In 1996, the Port of Everett received a shoreline permit to dredge near the Hewitt Avenue terminal, Everett senior planner Gerry Ervine said. It also required the port to set aside 7 acres for construction of a pocket park, Ervine said. But within a year, plans for a new pipeline project intervened.
When project engineers checked the blueprints, they realized the pocket park sat squarely in the pipeline’s path.
Construction of the park was put on hold.
"We made the determination not to put it in, but to wait until the pipeline’s outfall was completed," said John Klekotka, the port’s project manager.
"Otherwise, we would have had to rip it up. We didn’t want to build it twice," Klekotka said.

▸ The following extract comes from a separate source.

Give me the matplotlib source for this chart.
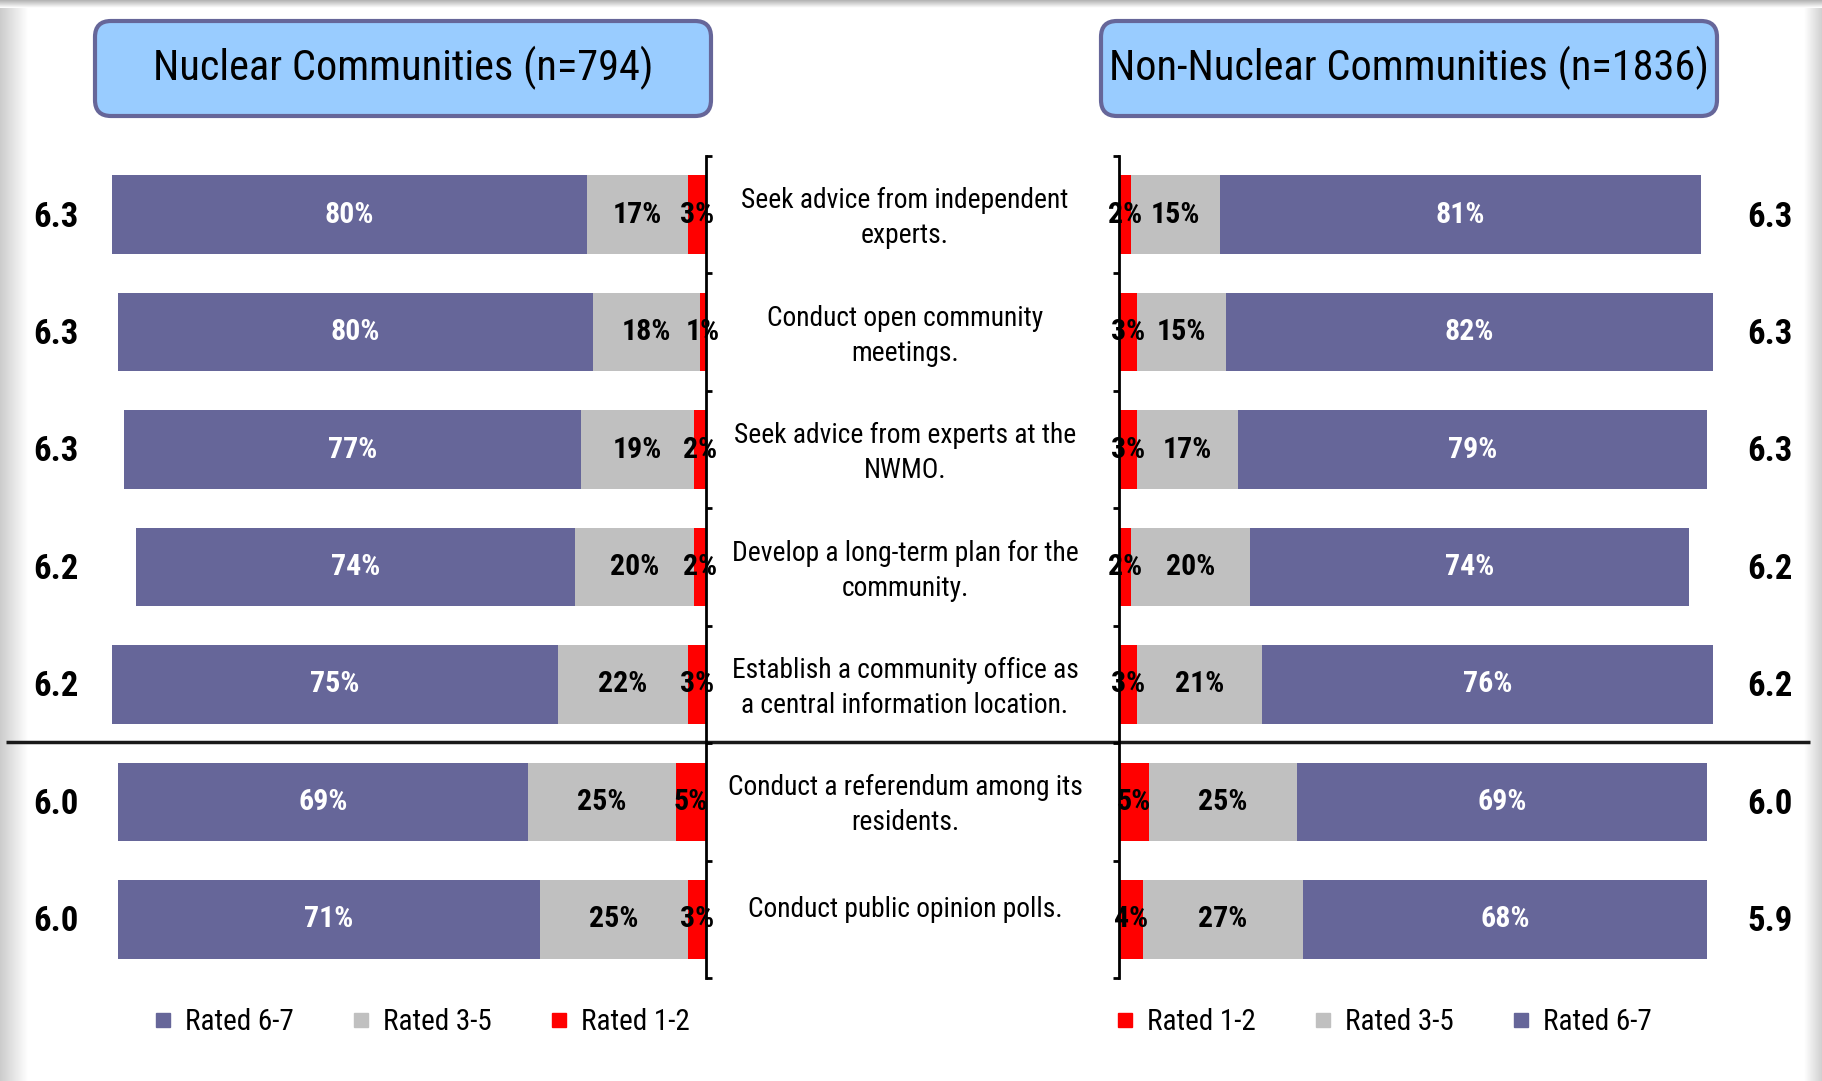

True to plan, the beach park will straddle the pipeline that will take wastewater from Kimberly-Clark, Everett and Marysville to the deep waters of Port Gardner Bay.
The park’s construction will begin in January after the removal of a 1,300-foot-long temporary trestle that runs parallel to the beach. No trace of the trestle, built to protect the fragile shoreline during the laying of the pipeline, will remain.
But the beach will be transformed from a jagged, rocky slope into a 200-foot-wide sand beach that fans out over a third of an acre, Klekotka said.
The Port of Everett and its partners in the beach project, Kimberly-Clark and the city of Everett, each will contribute more than $150,000 toward the park and the beach’s restoration.
"They’re trying to mimic what was there before the railroad," Klekotka added.
"While the pipe is being installed, they will be contouring the beach so it will slope at a gentle angle," said Eric Grinde, the paper mill’s pipeline project manager.
Construction is also set to begin on a 10-foot-wide pedestrian trail that will run parallel to the railroad tracks. Access to the train tracks will be blocked by a 10-foot-high fence.
Eventually, the city’s shoreline access plan calls for an overpass to be built linking Forest Park to the new trail.
Today, a trip to the rocky beach requires a hard hat and permission from pipe fitters.
But those requirements don’t seem to apply to the resident eagles or their tormentors — the crows. For decades, their skirmishes have been hidden from city dwellers.
Officials promise that will change.
"You’ll be able to come down here and walk the beach at low tide," Grinde said.
That’s a long overdue stroll, Toepel said.
"For years, the port has told us, ‘We can’t get the railroad’s attention, or there’s a legal constraint,’" Toepel said. "Their excuses may have a basis in reality, but in the meantime nothing has happened. I hope this is it. Expectations about this park have been raised and punctured."